**Set problem**
Working from the top of the listing below, retype each line through the line containing "0.00003, 0.00002, 0.00001]", both included, with no pictures.
########################################
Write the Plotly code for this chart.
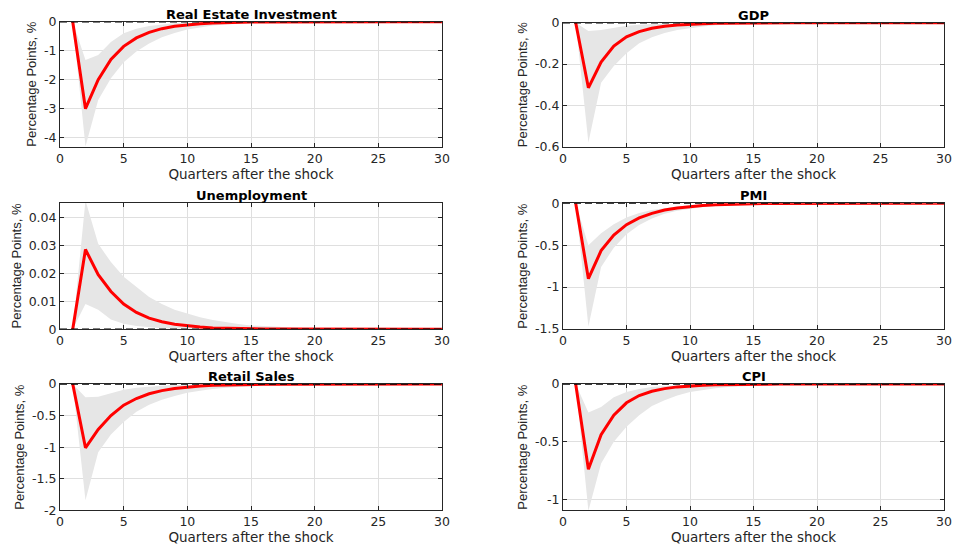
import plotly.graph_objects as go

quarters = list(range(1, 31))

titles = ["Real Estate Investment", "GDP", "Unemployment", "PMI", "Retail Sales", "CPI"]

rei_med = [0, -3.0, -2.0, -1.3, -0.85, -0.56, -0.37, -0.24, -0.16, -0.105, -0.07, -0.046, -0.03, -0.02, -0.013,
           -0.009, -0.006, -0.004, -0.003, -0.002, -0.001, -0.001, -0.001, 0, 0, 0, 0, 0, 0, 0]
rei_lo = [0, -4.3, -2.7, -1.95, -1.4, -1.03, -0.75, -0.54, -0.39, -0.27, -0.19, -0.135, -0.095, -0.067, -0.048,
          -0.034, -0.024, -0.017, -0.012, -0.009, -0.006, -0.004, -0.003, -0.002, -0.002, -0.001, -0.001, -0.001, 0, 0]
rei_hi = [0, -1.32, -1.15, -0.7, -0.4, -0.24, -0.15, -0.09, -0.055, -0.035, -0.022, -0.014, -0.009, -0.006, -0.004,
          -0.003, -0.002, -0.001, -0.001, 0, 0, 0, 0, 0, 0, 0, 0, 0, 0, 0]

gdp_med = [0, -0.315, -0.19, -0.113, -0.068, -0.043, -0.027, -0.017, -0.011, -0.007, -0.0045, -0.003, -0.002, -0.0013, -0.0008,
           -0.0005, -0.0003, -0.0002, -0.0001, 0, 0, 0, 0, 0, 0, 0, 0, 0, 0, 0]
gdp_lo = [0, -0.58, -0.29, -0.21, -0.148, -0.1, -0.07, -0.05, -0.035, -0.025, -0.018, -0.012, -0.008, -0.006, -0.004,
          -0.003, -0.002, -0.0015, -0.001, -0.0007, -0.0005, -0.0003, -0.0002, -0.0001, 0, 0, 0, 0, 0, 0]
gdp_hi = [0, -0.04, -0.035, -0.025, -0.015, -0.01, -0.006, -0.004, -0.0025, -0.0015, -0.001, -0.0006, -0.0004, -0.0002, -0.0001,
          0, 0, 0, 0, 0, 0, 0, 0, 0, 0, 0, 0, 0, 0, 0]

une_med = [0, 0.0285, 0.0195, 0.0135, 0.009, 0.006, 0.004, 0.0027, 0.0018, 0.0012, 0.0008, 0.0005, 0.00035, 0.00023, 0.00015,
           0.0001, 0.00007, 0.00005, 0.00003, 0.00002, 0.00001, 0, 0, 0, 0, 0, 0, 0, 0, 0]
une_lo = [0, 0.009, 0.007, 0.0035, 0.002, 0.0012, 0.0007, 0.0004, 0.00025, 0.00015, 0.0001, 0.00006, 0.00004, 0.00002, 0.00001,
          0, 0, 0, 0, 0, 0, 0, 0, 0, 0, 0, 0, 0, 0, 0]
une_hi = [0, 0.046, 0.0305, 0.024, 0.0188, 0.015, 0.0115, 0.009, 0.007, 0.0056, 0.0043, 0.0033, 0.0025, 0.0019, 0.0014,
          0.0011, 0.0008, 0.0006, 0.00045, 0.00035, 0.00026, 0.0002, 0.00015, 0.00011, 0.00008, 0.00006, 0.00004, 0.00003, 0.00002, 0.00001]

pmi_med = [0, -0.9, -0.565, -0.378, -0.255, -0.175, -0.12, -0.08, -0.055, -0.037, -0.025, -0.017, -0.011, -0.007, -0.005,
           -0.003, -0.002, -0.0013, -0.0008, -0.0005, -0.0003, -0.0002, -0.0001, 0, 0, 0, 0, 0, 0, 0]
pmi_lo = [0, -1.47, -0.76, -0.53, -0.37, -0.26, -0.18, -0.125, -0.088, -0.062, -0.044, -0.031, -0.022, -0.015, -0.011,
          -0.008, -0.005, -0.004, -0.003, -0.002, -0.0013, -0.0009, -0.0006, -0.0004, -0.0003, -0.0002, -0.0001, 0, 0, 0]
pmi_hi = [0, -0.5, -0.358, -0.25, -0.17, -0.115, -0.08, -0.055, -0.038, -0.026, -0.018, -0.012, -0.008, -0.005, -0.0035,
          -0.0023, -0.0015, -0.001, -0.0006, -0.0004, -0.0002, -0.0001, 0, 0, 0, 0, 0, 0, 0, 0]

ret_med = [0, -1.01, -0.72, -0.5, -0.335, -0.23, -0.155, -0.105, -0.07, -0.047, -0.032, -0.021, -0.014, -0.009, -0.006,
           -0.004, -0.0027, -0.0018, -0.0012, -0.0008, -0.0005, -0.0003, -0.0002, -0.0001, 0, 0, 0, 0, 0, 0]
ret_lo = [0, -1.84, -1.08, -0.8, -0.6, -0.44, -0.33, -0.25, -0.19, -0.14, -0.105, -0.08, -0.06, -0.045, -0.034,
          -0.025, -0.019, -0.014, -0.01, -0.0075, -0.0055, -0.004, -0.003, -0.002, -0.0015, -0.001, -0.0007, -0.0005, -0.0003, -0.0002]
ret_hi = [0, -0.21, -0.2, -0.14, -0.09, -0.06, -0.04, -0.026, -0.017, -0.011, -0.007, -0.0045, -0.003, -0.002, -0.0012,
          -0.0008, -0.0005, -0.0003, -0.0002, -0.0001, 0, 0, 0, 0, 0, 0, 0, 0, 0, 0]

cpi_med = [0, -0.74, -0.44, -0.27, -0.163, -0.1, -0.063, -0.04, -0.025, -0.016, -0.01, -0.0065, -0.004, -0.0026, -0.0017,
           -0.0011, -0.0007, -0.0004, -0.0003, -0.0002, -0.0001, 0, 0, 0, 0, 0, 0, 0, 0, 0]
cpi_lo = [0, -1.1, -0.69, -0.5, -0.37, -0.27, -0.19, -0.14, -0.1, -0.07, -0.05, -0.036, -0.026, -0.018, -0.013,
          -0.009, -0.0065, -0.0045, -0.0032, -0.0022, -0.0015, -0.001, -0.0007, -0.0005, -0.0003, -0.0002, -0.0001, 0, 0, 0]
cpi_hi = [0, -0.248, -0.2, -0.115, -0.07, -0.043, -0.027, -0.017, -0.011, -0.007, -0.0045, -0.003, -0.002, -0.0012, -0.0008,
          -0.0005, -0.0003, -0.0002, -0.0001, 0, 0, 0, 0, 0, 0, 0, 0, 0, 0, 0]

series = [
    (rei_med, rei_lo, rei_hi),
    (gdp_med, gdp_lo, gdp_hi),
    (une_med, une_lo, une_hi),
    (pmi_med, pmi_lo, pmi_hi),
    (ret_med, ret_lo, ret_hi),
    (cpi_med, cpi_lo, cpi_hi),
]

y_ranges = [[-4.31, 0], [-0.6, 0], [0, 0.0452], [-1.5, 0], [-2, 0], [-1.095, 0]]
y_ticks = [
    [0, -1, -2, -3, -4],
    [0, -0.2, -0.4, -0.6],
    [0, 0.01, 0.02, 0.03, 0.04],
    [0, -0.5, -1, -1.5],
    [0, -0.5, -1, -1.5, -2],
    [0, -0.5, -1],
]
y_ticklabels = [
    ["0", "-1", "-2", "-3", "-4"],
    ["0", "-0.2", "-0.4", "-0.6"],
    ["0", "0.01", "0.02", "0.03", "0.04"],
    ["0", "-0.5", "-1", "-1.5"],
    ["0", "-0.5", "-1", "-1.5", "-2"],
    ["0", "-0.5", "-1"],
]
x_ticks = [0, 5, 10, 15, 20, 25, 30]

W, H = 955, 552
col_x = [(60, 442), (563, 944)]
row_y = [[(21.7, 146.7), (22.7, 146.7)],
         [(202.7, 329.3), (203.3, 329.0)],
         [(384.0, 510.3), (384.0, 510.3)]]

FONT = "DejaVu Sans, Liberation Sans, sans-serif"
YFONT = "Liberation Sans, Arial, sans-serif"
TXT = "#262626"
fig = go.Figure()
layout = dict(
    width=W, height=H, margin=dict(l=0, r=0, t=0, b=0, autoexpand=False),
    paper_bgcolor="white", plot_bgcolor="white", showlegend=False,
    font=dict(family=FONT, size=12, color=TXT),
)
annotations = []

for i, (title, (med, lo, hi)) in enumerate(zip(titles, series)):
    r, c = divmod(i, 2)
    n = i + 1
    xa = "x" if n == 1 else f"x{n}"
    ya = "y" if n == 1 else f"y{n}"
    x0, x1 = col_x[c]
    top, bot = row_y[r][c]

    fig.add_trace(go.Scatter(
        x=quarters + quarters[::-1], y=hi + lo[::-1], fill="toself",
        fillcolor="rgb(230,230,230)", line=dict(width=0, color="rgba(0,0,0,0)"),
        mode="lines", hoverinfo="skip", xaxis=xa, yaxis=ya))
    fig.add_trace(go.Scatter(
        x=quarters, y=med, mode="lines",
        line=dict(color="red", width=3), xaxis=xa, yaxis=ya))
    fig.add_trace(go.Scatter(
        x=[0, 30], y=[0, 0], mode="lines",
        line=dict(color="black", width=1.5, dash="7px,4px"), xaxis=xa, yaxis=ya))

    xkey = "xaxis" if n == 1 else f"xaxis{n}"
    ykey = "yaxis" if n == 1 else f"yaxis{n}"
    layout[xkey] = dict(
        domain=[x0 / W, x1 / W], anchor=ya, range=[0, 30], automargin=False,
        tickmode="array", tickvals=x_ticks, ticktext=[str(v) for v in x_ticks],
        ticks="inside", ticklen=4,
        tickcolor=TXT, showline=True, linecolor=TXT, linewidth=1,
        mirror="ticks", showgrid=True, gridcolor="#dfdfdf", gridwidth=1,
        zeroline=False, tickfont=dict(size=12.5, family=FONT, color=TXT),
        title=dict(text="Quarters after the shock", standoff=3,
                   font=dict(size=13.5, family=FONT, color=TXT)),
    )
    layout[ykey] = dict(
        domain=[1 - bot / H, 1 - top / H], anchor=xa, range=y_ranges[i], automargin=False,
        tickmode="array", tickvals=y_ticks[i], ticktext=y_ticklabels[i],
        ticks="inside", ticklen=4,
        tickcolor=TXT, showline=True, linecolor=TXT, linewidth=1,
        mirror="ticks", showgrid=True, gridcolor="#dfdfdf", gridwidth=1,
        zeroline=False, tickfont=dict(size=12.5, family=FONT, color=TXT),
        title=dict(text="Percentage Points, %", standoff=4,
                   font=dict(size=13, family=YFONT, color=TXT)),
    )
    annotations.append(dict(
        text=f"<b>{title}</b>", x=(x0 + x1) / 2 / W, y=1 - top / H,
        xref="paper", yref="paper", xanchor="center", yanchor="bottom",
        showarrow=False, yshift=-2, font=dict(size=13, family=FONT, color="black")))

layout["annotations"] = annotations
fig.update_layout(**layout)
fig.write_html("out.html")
########################################
**Solution for this problem**
Write the Plotly code for this chart.
import plotly.graph_objects as go

quarters = list(range(1, 31))

titles = ["Real Estate Investment", "GDP", "Unemployment", "PMI", "Retail Sales", "CPI"]

rei_med = [0, -3.0, -2.0, -1.3, -0.85, -0.56, -0.37, -0.24, -0.16, -0.105, -0.07, -0.046, -0.03, -0.02, -0.013,
           -0.009, -0.006, -0.004, -0.003, -0.002, -0.001, -0.001, -0.001, 0, 0, 0, 0, 0, 0, 0]
rei_lo = [0, -4.3, -2.7, -1.95, -1.4, -1.03, -0.75, -0.54, -0.39, -0.27, -0.19, -0.135, -0.095, -0.067, -0.048,
          -0.034, -0.024, -0.017, -0.012, -0.009, -0.006, -0.004, -0.003, -0.002, -0.002, -0.001, -0.001, -0.001, 0, 0]
rei_hi = [0, -1.32, -1.15, -0.7, -0.4, -0.24, -0.15, -0.09, -0.055, -0.035, -0.022, -0.014, -0.009, -0.006, -0.004,
          -0.003, -0.002, -0.001, -0.001, 0, 0, 0, 0, 0, 0, 0, 0, 0, 0, 0]

gdp_med = [0, -0.315, -0.19, -0.113, -0.068, -0.043, -0.027, -0.017, -0.011, -0.007, -0.0045, -0.003, -0.002, -0.0013, -0.0008,
           -0.0005, -0.0003, -0.0002, -0.0001, 0, 0, 0, 0, 0, 0, 0, 0, 0, 0, 0]
gdp_lo = [0, -0.58, -0.29, -0.21, -0.148, -0.1, -0.07, -0.05, -0.035, -0.025, -0.018, -0.012, -0.008, -0.006, -0.004,
          -0.003, -0.002, -0.0015, -0.001, -0.0007, -0.0005, -0.0003, -0.0002, -0.0001, 0, 0, 0, 0, 0, 0]
gdp_hi = [0, -0.04, -0.035, -0.025, -0.015, -0.01, -0.006, -0.004, -0.0025, -0.0015, -0.001, -0.0006, -0.0004, -0.0002, -0.0001,
          0, 0, 0, 0, 0, 0, 0, 0, 0, 0, 0, 0, 0, 0, 0]

une_med = [0, 0.0285, 0.0195, 0.0135, 0.009, 0.006, 0.004, 0.0027, 0.0018, 0.0012, 0.0008, 0.0005, 0.00035, 0.00023, 0.00015,
           0.0001, 0.00007, 0.00005, 0.00003, 0.00002, 0.00001, 0, 0, 0, 0, 0, 0, 0, 0, 0]
une_lo = [0, 0.009, 0.007, 0.0035, 0.002, 0.0012, 0.0007, 0.0004, 0.00025, 0.00015, 0.0001, 0.00006, 0.00004, 0.00002, 0.00001,
          0, 0, 0, 0, 0, 0, 0, 0, 0, 0, 0, 0, 0, 0, 0]
une_hi = [0, 0.046, 0.0305, 0.024, 0.0188, 0.015, 0.0115, 0.009, 0.007, 0.0056, 0.0043, 0.0033, 0.0025, 0.0019, 0.0014,
          0.0011, 0.0008, 0.0006, 0.00045, 0.00035, 0.00026, 0.0002, 0.00015, 0.00011, 0.00008, 0.00006, 0.00004, 0.00003, 0.00002, 0.00001]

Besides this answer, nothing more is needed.